Expose students to a variety of contexts and situations where different conditionals are used. For example, use second conditionals for expressing wishes or dreams, and third conditionals for regrets or missed opportunities.


Provide feedback on their mistakes and provide opportunities for correction and reinforcement. Encourage them to practice using conditionals in their writing and speaking, and offer constructive feedback to help them improve.

Browse our directory of grammar worksheets.

Teaching Conditionals Through Real-World Applications

While conditionals may seem like a purely grammatical concept, they are actually deeply rooted in our everyday communication and thought processes. Being able to effectively use conditionals is an invaluable skill that will serve your students well in various real-world situations.

In professional settings, conditionals are commonly used to discuss hypothetical scenarios, contingency plans, or potential outcomes. For example, in a business meeting, one might say, “If we increase our marketing budget, we could potentially reach a wider customer base.” Or in a job interview, a candidate might be asked, “If you were faced with a difficult client, how would you handle the situation?”
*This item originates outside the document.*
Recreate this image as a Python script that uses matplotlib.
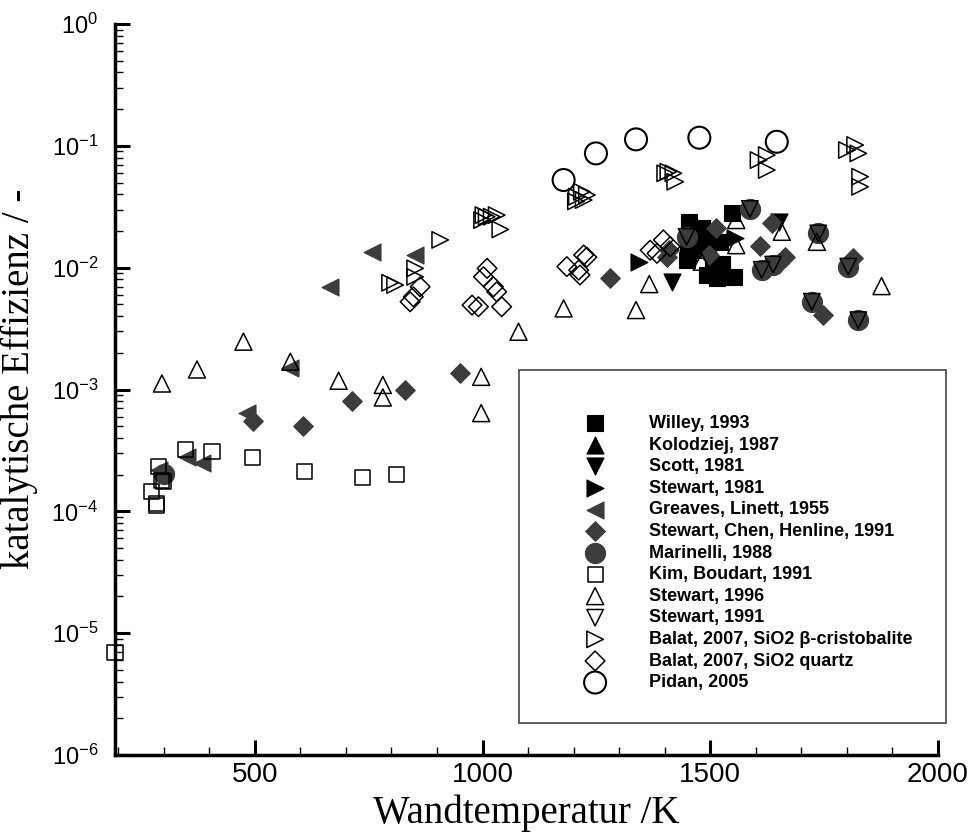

In personal relationships and social interactions, conditionals help us express wishes, regrets, and imagined situations. For instance, a friend might say, “If I had studied harder in college, I could have pursued a different career path.” Or a parent might use a conditional to teach a lesson: “If you had cleaned your room like I asked, you wouldn’t have lost your favorite toy.”

Even in casual conversations, conditionals are frequently used to explore possibilities, make suggestions, or offer advice. “If you’re looking for a good restaurant, I would recommend the new Italian place downtown.” Or, “If I were you, I would consider taking a vacation this summer.”

By providing your students with real-world examples and encouraging them to use conditionals in their own conversations and writing, you’ll be equipping them with a valuable communication tool that will serve them well in various aspects of their lives.

Read our comprehensive guide on teaching grammar to ESL students.

Creative Classroom Activities to Practice Conditionals

To help your students truly master conditionals, it’s important to incorporate engaging and interactive activities into your lessons. Here are some creative ideas to try:

Role-playing and Scenario-based Exercises

  • Have students role-play different scenarios that require the use of conditionals. For example, one student could be a customer at a restaurant, and the other could be the server. They would need to use conditionals to discuss hypothetical situations, such as “If you were to order the steak, how would you like it cooked?”
  • Create hypothetical scenarios and have students respond using the appropriate conditional. For instance, “You just won a million dollars. What would you do if you had that much money?”

Writing Prompts and Storytelling

  • Provide writing prompts that encourage students to use conditionals. For example, “If you could travel back in time, where would you go and why?”
  • Have students write short stories or narratives using a specific conditional type. For instance, they could write a story about a regret or missed opportunity using third conditionals.

Games and Interactive Quizzes

  • Play conditional sentence completion games, where one student starts a conditional sentence, and the next student has to complete it correctly.
  • Create interactive quizzes or activities using tools like Kahoot or Quizlet, where students have to identify the correct conditional type or complete conditional sentences.

Group Discussions and Debates

  • Facilitate group discussions or debates around hypothetical situations or controversial topics, encouraging students to use conditionals to express their opinions and perspectives.
  • Have students research and present on different topics using conditionals. For example, they could discuss how the world might be different if a particular historical event had not occurred.

Find more tips on how to teach conversation classes for adults here.


Mastering conditionals is a crucial step for your ESL students, and with the right approach, you can make this journey engaging and effective. Break down the concepts, address common challenges, and incorporate interactive activities to keep your lessons lively. Encourage real-world applications and provide ample practice opportunities.

With your guidance and a touch of creativity, your students will gain confidence in using conditionals to express hypothetical situations, regrets, and possibilities in English. Wishing you all the best as you navigate the world of conditionals in your classroom!